The CCCCC said the project will be carried out under an agreement with the German Development Bank (KfW) that seeks to protect the region’s extensive coastal resources through a combination of ecosystems-based adaptation and environmental engineering approaches.
“The comprehensive investment under the initiative developed by the Centre, in conjunction with the KfW, will focus on enhancing the resilience of the region’s coastal resources to the impacts of climate change and climate variability,” the CCCCC said in a statement following its board of governors meeting here last weekend.
CCCCC executive director Dr. Kenrick Leslie says the Centre has been “working with national governments to put together programmes that would help them develop bankable projects that can be funded under the various mechanisms under the United Nations Framework Convention on Climate Change.
“The Centre is putting maximum effort to ensure CARICOM member states get their fair share of the Green Climate Fund (GCF), Adaptation Fund (AF) and other funds to help them in their adaptation efforts. That is our primary thrust, to meet the mandate given to us by the regional Heads.”

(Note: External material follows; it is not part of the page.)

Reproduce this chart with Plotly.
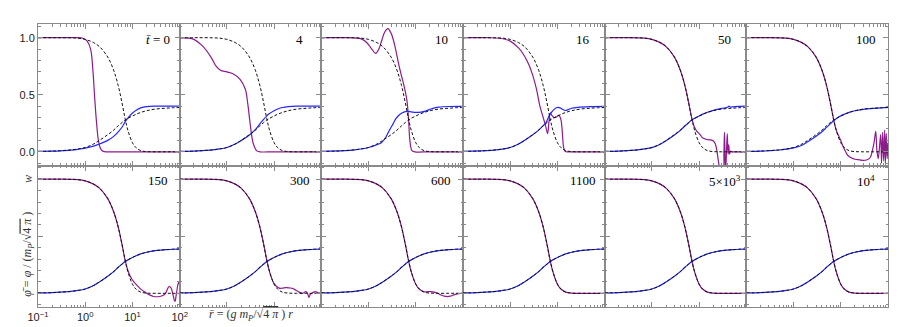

He said as a result, the CCCCC has applied to be a regional implementing entity for the Adaptation Fund, and is strengthening its capacity by establishing a Monitoring and Evaluation Unit to better prepare it to function as an implementing agency with the requisite technical capacity to institute projects on par with international organizations operating in the region.
The new unit will also advance the Centre’s capacity to advise and help governments develop, monitor and evaluate programmes in accordance with its mandate as the region’s key node of information and action on climate change.
Chairman of the board of governors, Dr Leonard Nurse, said the changes were necessary given the Centre’s shift from a project-based orientation to more programmatic activities in a bid to ensure its long-term sustainability.
He noted that the Centre, which is primarily funded through grants and not government subventions, is advancing efforts to set up an independent Trust Fund and that Trinidad and Tobago has already made a donation of one million US dollars.
It is hoped that the fund will be administered by the Barbados-based Caribbean Development Bank (CDB), Plans have also been announced for the CCCC to acquire its own headquarter building.
The meeting here has announced plans for CCCCC deepening its existing relations with the Trinidad-based Caribbean Public Health Agency (CARPHA.
“The Board also approved plans for institutional strengthening, including pursuing a not-for-profit status to enable greater resource mobilization to address climate variability and change; entering bilateral discussions for the establishment of a new multipurpose facility (and) strengthening coordination among regional negotiators,” the CCCCC statement added.